What you need to do: Restate the whole listing word for word. Pictures are left out.

Given material:
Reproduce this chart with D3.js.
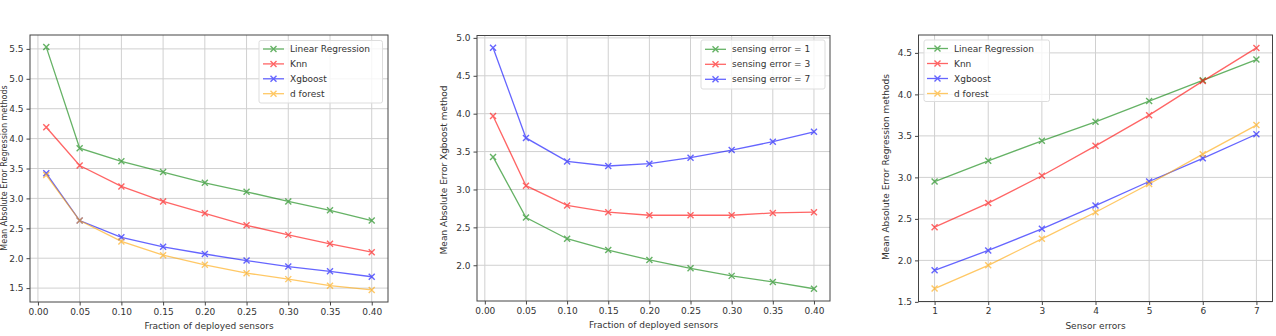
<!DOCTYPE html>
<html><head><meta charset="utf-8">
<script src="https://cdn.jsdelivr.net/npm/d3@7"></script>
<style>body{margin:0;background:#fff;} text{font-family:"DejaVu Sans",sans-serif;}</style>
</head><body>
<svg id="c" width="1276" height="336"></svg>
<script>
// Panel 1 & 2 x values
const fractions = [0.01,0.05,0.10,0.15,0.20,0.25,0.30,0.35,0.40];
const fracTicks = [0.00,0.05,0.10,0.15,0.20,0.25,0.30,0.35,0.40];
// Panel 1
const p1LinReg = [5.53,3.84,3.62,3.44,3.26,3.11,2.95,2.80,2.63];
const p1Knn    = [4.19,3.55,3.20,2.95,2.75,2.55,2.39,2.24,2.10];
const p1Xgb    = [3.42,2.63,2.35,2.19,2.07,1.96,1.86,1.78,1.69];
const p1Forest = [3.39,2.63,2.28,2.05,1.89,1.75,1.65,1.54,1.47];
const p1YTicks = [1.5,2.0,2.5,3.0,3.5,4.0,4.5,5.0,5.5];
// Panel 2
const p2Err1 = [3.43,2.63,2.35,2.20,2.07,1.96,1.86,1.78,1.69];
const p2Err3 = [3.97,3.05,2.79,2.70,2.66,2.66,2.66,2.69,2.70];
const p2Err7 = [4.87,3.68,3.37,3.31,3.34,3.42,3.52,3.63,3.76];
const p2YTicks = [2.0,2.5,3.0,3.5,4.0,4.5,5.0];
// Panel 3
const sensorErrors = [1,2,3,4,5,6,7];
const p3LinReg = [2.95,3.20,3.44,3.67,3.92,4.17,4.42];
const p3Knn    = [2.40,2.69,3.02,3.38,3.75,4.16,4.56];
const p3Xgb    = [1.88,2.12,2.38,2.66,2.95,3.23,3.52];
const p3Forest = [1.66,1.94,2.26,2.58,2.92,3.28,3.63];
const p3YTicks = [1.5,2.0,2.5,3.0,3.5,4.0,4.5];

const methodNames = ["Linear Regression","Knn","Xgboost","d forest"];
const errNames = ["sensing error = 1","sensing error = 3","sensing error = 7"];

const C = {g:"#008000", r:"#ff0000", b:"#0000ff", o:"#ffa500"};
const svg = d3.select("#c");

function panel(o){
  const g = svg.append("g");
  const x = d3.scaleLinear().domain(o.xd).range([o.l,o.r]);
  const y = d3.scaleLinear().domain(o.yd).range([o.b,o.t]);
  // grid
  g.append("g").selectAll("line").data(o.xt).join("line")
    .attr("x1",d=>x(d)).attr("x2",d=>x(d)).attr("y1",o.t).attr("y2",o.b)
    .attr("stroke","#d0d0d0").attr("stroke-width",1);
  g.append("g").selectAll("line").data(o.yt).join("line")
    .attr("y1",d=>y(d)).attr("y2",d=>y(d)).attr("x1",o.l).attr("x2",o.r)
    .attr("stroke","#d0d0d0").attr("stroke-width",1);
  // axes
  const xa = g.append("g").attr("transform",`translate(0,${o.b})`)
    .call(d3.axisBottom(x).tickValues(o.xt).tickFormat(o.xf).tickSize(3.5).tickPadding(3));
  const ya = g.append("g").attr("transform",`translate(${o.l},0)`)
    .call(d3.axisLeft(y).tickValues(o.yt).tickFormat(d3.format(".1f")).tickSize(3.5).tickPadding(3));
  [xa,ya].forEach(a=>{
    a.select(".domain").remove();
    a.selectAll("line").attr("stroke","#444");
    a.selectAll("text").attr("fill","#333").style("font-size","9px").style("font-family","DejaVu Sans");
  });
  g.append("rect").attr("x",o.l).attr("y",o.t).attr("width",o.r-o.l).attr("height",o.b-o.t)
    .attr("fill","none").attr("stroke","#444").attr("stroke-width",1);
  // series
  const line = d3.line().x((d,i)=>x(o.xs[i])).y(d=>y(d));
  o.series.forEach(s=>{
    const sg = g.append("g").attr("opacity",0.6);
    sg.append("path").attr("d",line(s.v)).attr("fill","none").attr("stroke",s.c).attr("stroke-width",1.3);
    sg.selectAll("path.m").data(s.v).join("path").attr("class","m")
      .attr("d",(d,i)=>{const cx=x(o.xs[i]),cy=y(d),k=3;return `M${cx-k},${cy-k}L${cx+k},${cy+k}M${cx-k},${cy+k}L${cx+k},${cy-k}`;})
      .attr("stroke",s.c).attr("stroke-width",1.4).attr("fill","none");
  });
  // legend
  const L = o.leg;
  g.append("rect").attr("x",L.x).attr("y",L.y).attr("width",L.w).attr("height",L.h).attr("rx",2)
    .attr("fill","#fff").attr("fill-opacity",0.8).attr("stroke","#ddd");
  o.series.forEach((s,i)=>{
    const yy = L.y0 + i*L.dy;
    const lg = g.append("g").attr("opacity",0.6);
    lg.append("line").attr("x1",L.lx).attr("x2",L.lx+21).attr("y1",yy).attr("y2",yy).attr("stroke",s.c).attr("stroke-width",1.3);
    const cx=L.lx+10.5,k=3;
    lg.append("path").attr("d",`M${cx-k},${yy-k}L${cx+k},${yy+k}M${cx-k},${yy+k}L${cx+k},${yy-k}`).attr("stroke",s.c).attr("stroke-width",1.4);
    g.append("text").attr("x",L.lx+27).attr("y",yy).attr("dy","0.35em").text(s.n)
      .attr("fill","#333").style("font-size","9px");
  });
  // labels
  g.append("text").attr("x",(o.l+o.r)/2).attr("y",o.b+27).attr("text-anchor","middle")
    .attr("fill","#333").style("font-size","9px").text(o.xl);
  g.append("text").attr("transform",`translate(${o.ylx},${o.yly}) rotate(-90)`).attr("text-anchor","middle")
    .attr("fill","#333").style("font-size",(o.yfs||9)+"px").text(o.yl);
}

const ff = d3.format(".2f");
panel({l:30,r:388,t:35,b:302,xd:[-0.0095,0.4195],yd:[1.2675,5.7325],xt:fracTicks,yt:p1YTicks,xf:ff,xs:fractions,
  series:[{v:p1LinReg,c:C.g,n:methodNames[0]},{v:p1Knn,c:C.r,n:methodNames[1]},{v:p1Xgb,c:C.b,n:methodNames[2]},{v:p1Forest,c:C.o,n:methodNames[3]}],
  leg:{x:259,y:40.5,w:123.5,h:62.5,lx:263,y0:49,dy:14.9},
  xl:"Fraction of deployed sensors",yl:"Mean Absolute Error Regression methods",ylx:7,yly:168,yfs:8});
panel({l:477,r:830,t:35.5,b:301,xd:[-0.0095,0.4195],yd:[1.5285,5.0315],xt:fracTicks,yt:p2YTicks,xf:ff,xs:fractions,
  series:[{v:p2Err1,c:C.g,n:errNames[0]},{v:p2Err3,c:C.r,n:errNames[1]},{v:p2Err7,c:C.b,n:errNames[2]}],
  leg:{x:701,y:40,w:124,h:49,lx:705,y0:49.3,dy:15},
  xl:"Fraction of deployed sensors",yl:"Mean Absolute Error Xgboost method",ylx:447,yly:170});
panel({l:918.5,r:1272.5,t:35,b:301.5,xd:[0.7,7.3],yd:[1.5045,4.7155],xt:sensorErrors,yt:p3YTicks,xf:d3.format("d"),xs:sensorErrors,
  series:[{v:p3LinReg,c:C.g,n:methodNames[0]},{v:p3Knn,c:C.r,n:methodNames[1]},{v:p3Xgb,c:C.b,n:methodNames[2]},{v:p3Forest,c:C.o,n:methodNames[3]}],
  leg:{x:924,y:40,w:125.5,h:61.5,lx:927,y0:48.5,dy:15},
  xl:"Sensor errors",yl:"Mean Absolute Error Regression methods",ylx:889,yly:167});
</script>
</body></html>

Exercise result:
Reproduce this chart with D3.js.
<!DOCTYPE html>
<html><head><meta charset="utf-8">
<script src="https://cdn.jsdelivr.net/npm/d3@7"></script>
<style>body{margin:0;background:#fff;} text{font-family:"DejaVu Sans",sans-serif;}</style>
</head><body>
<svg id="c" width="1276" height="336"></svg>
<script>
// Panel 1 & 2 x values
const fractions = [0.01,0.05,0.10,0.15,0.20,0.25,0.30,0.35,0.40];
const fracTicks = [0.00,0.05,0.10,0.15,0.20,0.25,0.30,0.35,0.40];
// Panel 1
const p1LinReg = [5.53,3.84,3.62,3.44,3.26,3.11,2.95,2.80,2.63];
const p1Knn    = [4.19,3.55,3.20,2.95,2.75,2.55,2.39,2.24,2.10];
const p1Xgb    = [3.42,2.63,2.35,2.19,2.07,1.96,1.86,1.78,1.69];
const p1Forest = [3.39,2.63,2.28,2.05,1.89,1.75,1.65,1.54,1.47];
const p1YTicks = [1.5,2.0,2.5,3.0,3.5,4.0,4.5,5.0,5.5];
// Panel 2
const p2Err1 = [3.43,2.63,2.35,2.20,2.07,1.96,1.86,1.78,1.69];
const p2Err3 = [3.97,3.05,2.79,2.70,2.66,2.66,2.66,2.69,2.70];
const p2Err7 = [4.87,3.68,3.37,3.31,3.34,3.42,3.52,3.63,3.76];
const p2YTicks = [2.0,2.5,3.0,3.5,4.0,4.5,5.0];
// Panel 3
const sensorErrors = [1,2,3,4,5,6,7];
const p3LinReg = [2.95,3.20,3.44,3.67,3.92,4.17,4.42];
const p3Knn    = [2.40,2.69,3.02,3.38,3.75,4.16,4.56];
const p3Xgb    = [1.88,2.12,2.38,2.66,2.95,3.23,3.52];
const p3Forest = [1.66,1.94,2.26,2.58,2.92,3.28,3.63];
const p3YTicks = [1.5,2.0,2.5,3.0,3.5,4.0,4.5];

const methodNames = ["Linear Regression","Knn","Xgboost","d forest"];
const errNames = ["sensing error = 1","sensing error = 3","sensing error = 7"];

const C = {g:"#008000", r:"#ff0000", b:"#0000ff", o:"#ffa500"};
const svg = d3.select("#c");

function panel(o){
  const g = svg.append("g");
  const x = d3.scaleLinear().domain(o.xd).range([o.l,o.r]);
  const y = d3.scaleLinear().domain(o.yd).range([o.b,o.t]);
  // grid
  g.append("g").selectAll("line").data(o.xt).join("line")
    .attr("x1",d=>x(d)).attr("x2",d=>x(d)).attr("y1",o.t).attr("y2",o.b)
    .attr("stroke","#d0d0d0").attr("stroke-width",1);
  g.append("g").selectAll("line").data(o.yt).join("line")
    .attr("y1",d=>y(d)).attr("y2",d=>y(d)).attr("x1",o.l).attr("x2",o.r)
    .attr("stroke","#d0d0d0").attr("stroke-width",1);
  // axes
  const xa = g.append("g").attr("transform",`translate(0,${o.b})`)
    .call(d3.axisBottom(x).tickValues(o.xt).tickFormat(o.xf).tickSize(3.5).tickPadding(3));
  const ya = g.append("g").attr("transform",`translate(${o.l},0)`)
    .call(d3.axisLeft(y).tickValues(o.yt).tickFormat(d3.format(".1f")).tickSize(3.5).tickPadding(3));
  [xa,ya].forEach(a=>{
    a.select(".domain").remove();
    a.selectAll("line").attr("stroke","#444");
    a.selectAll("text").attr("fill","#333").style("font-size","9px").style("font-family","DejaVu Sans");
  });
  g.append("rect").attr("x",o.l).attr("y",o.t).attr("width",o.r-o.l).attr("height",o.b-o.t)
    .attr("fill","none").attr("stroke","#444").attr("stroke-width",1);
  // series
  const line = d3.line().x((d,i)=>x(o.xs[i])).y(d=>y(d));
  o.series.forEach(s=>{
    const sg = g.append("g").attr("opacity",0.6);
    sg.append("path").attr("d",line(s.v)).attr("fill","none").attr("stroke",s.c).attr("stroke-width",1.3);
    sg.selectAll("path.m").data(s.v).join("path").attr("class","m")
      .attr("d",(d,i)=>{const cx=x(o.xs[i]),cy=y(d),k=3;return `M${cx-k},${cy-k}L${cx+k},${cy+k}M${cx-k},${cy+k}L${cx+k},${cy-k}`;})
      .attr("stroke",s.c).attr("stroke-width",1.4).attr("fill","none");
  });
  // legend
  const L = o.leg;
  g.append("rect").attr("x",L.x).attr("y",L.y).attr("width",L.w).attr("height",L.h).attr("rx",2)
    .attr("fill","#fff").attr("fill-opacity",0.8).attr("stroke","#ddd");
  o.series.forEach((s,i)=>{
    const yy = L.y0 + i*L.dy;
    const lg = g.append("g").attr("opacity",0.6);
    lg.append("line").attr("x1",L.lx).attr("x2",L.lx+21).attr("y1",yy).attr("y2",yy).attr("stroke",s.c).attr("stroke-width",1.3);
    const cx=L.lx+10.5,k=3;
    lg.append("path").attr("d",`M${cx-k},${yy-k}L${cx+k},${yy+k}M${cx-k},${yy+k}L${cx+k},${yy-k}`).attr("stroke",s.c).attr("stroke-width",1.4);
    g.append("text").attr("x",L.lx+27).attr("y",yy).attr("dy","0.35em").text(s.n)
      .attr("fill","#333").style("font-size","9px");
  });
  // labels
  g.append("text").attr("x",(o.l+o.r)/2).attr("y",o.b+27).attr("text-anchor","middle")
    .attr("fill","#333").style("font-size","9px").text(o.xl);
  g.append("text").attr("transform",`translate(${o.ylx},${o.yly}) rotate(-90)`).attr("text-anchor","middle")
    .attr("fill","#333").style("font-size",(o.yfs||9)+"px").text(o.yl);
}

const ff = d3.format(".2f");
panel({l:30,r:388,t:35,b:302,xd:[-0.0095,0.4195],yd:[1.2675,5.7325],xt:fracTicks,yt:p1YTicks,xf:ff,xs:fractions,
  series:[{v:p1LinReg,c:C.g,n:methodNames[0]},{v:p1Knn,c:C.r,n:methodNames[1]},{v:p1Xgb,c:C.b,n:methodNames[2]},{v:p1Forest,c:C.o,n:methodNames[3]}],
  leg:{x:259,y:40.5,w:123.5,h:62.5,lx:263,y0:49,dy:14.9},
  xl:"Fraction of deployed sensors",yl:"Mean Absolute Error Regression methods",ylx:7,yly:168,yfs:8});
panel({l:477,r:830,t:35.5,b:301,xd:[-0.0095,0.4195],yd:[1.5285,5.0315],xt:fracTicks,yt:p2YTicks,xf:ff,xs:fractions,
  series:[{v:p2Err1,c:C.g,n:errNames[0]},{v:p2Err3,c:C.r,n:errNames[1]},{v:p2Err7,c:C.b,n:errNames[2]}],
  leg:{x:701,y:40,w:124,h:49,lx:705,y0:49.3,dy:15},
  xl:"Fraction of deployed sensors",yl:"Mean Absolute Error Xgboost method",ylx:447,yly:170});
panel({l:918.5,r:1272.5,t:35,b:301.5,xd:[0.7,7.3],yd:[1.5045,4.7155],xt:sensorErrors,yt:p3YTicks,xf:d3.format("d"),xs:sensorErrors,
  series:[{v:p3LinReg,c:C.g,n:methodNames[0]},{v:p3Knn,c:C.r,n:methodNames[1]},{v:p3Xgb,c:C.b,n:methodNames[2]},{v:p3Forest,c:C.o,n:methodNames[3]}],
  leg:{x:924,y:40,w:125.5,h:61.5,lx:927,y0:48.5,dy:15},
  xl:"Sensor errors",yl:"Mean Absolute Error Regression methods",ylx:889,yly:167});
</script>
</body></html>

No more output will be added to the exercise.